Trois types de quartiers
Si les QPV sont définis par leur pauvreté, il apparaît qu’ils partagent d’autres caractéristiques : ils accueillent davantage de populations immigrées et jeunes, ils disposent d’un parc de logements sociaux plus important, ils ont un taux d’emploi féminin ou encore de participation électorale plus faible que le reste de la France métropolitaine. Toutefois, ils sont loin d’être homogènes et le présent rapport offre une nouvelle typologie des quartiers pauvres, qui se distinguent en trois grands types :
- Les quartiers « post-industriels » (type 1) correspondent en majorité aux zones anciennement industrielles et situées dans le nord/nord-est de la France. Près de 1 million d’habitants y vivent. Il se caractérisent par la grande pauvreté, la désindustrialisation et l’immobilité.
- Les quartiers « excentrés » (type 2), situés en grande partie dans ou près des petites villes et villes moyennes. Moins pauvre et moins jeune, leur population compte 1,7 million d’habitants. Ils sont définis par la pauvreté, l’éloignement et une forme d’immobilité.
- Les quartiers « maquiladoras » ou « métropolitains » (type 3), situés en périphérie des grandes métropoles et en particulier en Île-de-France. Ils comptent 3,4 millions d’habitants. Ils se caractérisent par la pauvreté, la proximité des grandes métropoles et la mobilité, du fait notamment de la jeunesse de leurs habitants, pour beaucoup immigrés.
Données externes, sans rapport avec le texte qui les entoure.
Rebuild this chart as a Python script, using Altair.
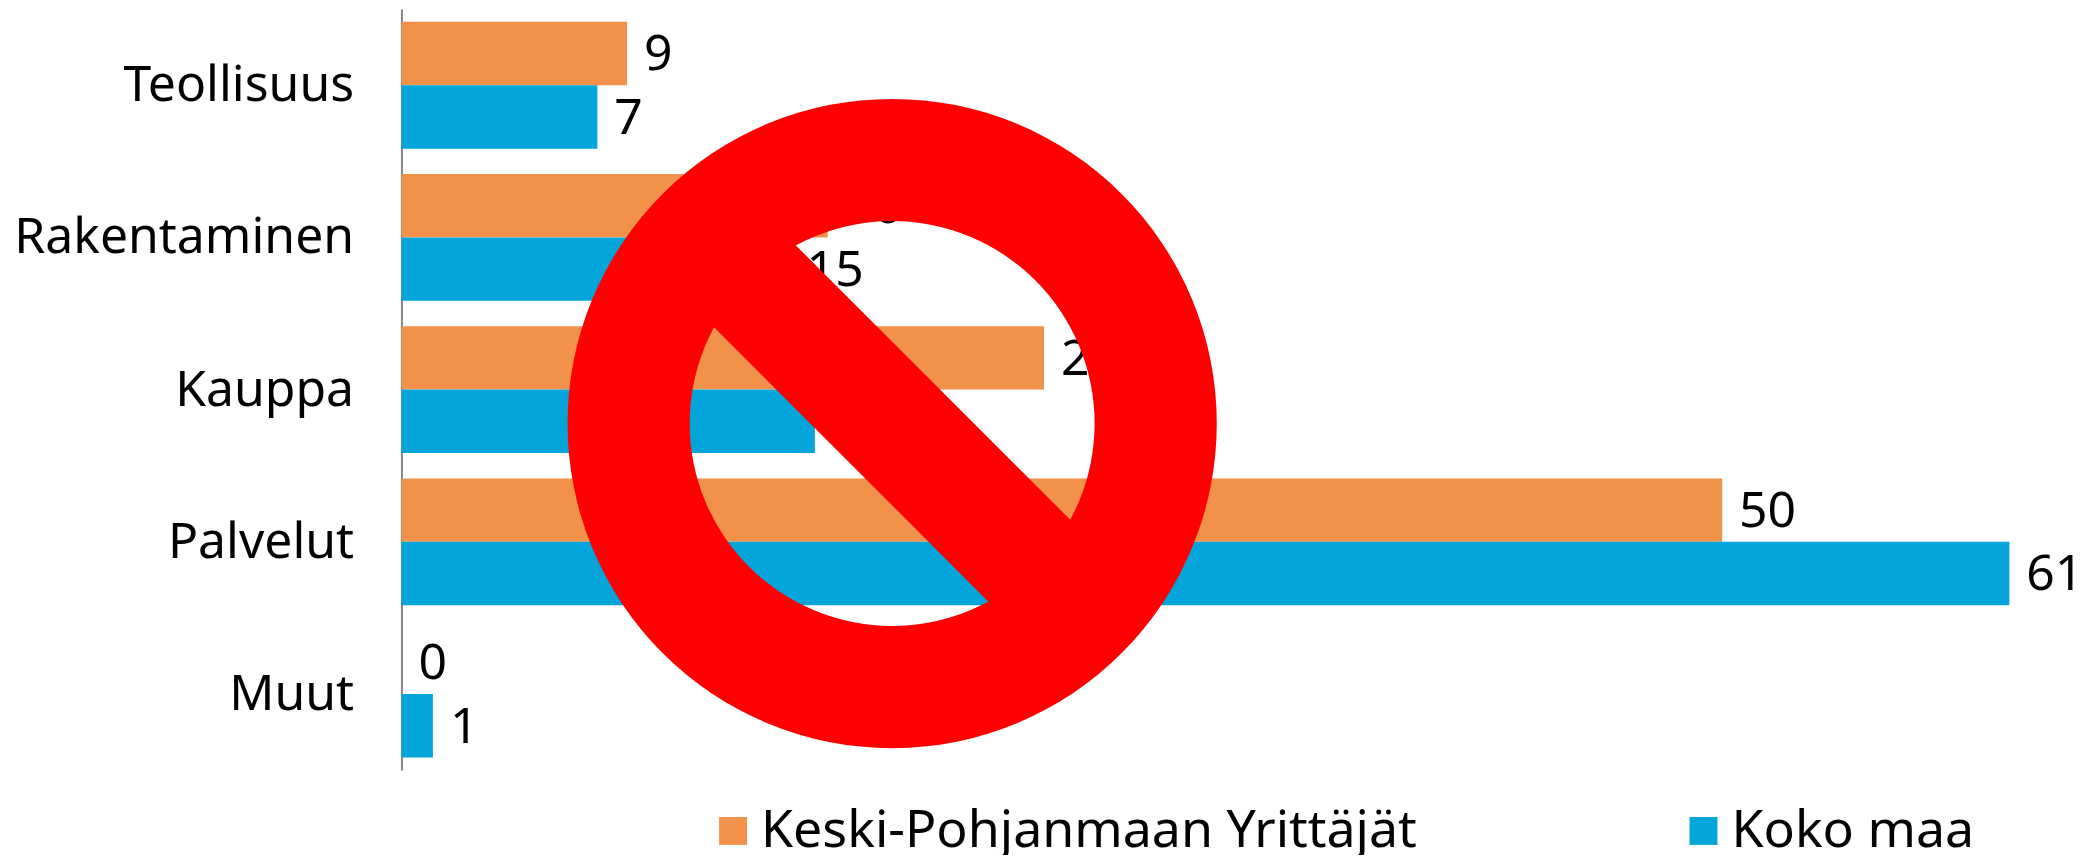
import altair as alt
import pandas as pd

categories = ["Teollisuus", "Rakentaminen", "Kauppa", "Palvelut", "Muut"]
series_names = ["Keski-Pohjanmaan Yrittäjät", "Koko maa"]
orange_values = [8.6, 16.25, 24.5, 50.35, 0]
blue_values = [7.47, 14.8, 15.76, 61.3, 1.2]
orange_labels = ["9", "16", "24", "50", "0"]
blue_labels = ["7", "15", "16", "61", "1"]
colors = ["#F29149", "#03A5DB"]

rows = []
for name, vals, labs in [(series_names[0], orange_values, orange_labels),
                         (series_names[1], blue_values, blue_labels)]:
    for c, v, l in zip(categories, vals, labs):
        rows.append({"category": c, "series": name, "value": v, "label": l})
df = pd.DataFrame(rows)

FONT = "Noto Sans"
PLOT_W = 1660
PLOT_H = 763
x_scale = alt.Scale(domain=[0, PLOT_W / 26.3], nice=False, zero=True)
y_enc = alt.Y("category:N", sort=categories,
              scale=alt.Scale(paddingInner=0.1667, paddingOuter=0.0833),
              axis=alt.Axis(title=None, ticks=False, labelPadding=48, labelFontSize=50,
                            labelFont=FONT, labelColor="#000000", labelLimit=500, labelOffset=1,
                            domainColor="#868686", domainWidth=2, grid=False))
y_off = alt.YOffset("series:N", sort=series_names, scale=alt.Scale(paddingInner=0, paddingOuter=0))

bars = alt.Chart(df).mark_bar(cornerRadius=0).encode(
    x=alt.X("value:Q", scale=x_scale, axis=None),
    y=y_enc,
    yOffset=y_off,
    color=alt.Color("series:N", sort=series_names,
                    scale=alt.Scale(domain=series_names, range=colors),
                    legend=alt.Legend(title=None, orient="none", legendX=306.5, legendY=798,
                                      columns=2, columnPadding=261, symbolType="square",
                                      symbolSize=784, symbolStrokeWidth=0, labelFontSize=52,
                                      labelFont=FONT, labelColor="#000000", labelLimit=1000,
                                      labelOffset=2, rowPadding=0)),
)

labels = alt.Chart(df).mark_text(align="left", baseline="middle", dx=17, dy=2, fontSize=50,
                                 font=FONT, color="#000000").encode(
    x=alt.X("value:Q", scale=x_scale, axis=None),
    y=y_enc,
    yOffset=y_off,
    text="label:N",
)

sign_row = alt.Data(values=[{"sign": 1}])
ring = alt.Chart(sign_row).mark_arc(color="#FF0000", radius=325.5, radius2=203,
                                    theta=0, theta2=6.2832).encode(
    x=alt.value(492), y=alt.value(415.5))
slash = alt.Chart(sign_row).mark_rule(color="#FF0000", strokeWidth=116).encode(
    x=alt.value(305.3), x2=alt.value(678.7), y=alt.value(228.8), y2=alt.value(602.2))

chart = alt.layer(bars, labels, ring, slash).resolve_scale(y="shared").properties(
    width=PLOT_W,
    height=PLOT_H,
    autosize=alt.AutoSizeParams(type="none"),
    padding={"left": 394.5, "top": 0, "right": 20, "bottom": 84},
    background="#FFFFFF",
).configure_view(stroke=None)

chart.save("out.html", embed_options={"renderer": "svg", "actions": False})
Une politique de la ville trop statique
Depuis quarante ans, les gouvernements successifs ont mis en œuvre des « plans banlieues » largement ciblés sur la rénovation urbaine. Ces divers plans ont laissé de côté la question de l’amélioration de la cohésion sociale et la situation économique des habitants des quartiers. L’Agence nationale pour la rénovation urbaine (ANRU) a permis la mise en place d’un guichet unique et une réduction des délais pour la mise en oeuvre de projets de rénovation. mais en matière de développement économique, les résultats sont plus nuancés, pour l’ANRU 1 comme pour l’ANRU 2. La politique de la ville gagnerait à se tourner vers l’humain et capitaliser sur le dynamisme de certains quartiers, comme la Seine-Saint-Denis, département à fort potentiel, capable de s’inscrire dans l’évolution de l’économie. Il est nécessaire d’avoir enfin une vraie stratégie de promotion sociale et de lutte contre la pauvreté, dont l’exécution serait interministérielle reposant sur un « Anru des habitants », à côté de l’Anru des bâtiments.
Auteur

Normalien, agrégé de géographie, Hakim El Karoui a enseigné à l’université Lyon II avant de rejoindre le cabinet du Premier ministre en 2002. Après un passage à Bercy, il rejoint, en 2006, la banque Rothschild. En 2011, il rejoint le cabinet de conseil en stratégie Roland Berger où il est co-responsable de l’Afrique et du conseil au gouvernement français. En 2016, il fonde sa propre société de conseil stratégique Volentia. Il est également essayiste et entrepreneur social et a créé le club du XXIe siècle et les Young Mediterranean Leaders. Hakim El Karoui est l’auteur des rapports de l’Institut Montaigne Un islam français est possible, (septembre 2016), Nouveau monde arabe, nouvelle « politique arabe » pour la France, (août 2017) et La fabrique de l’islamisme (septembre 2018).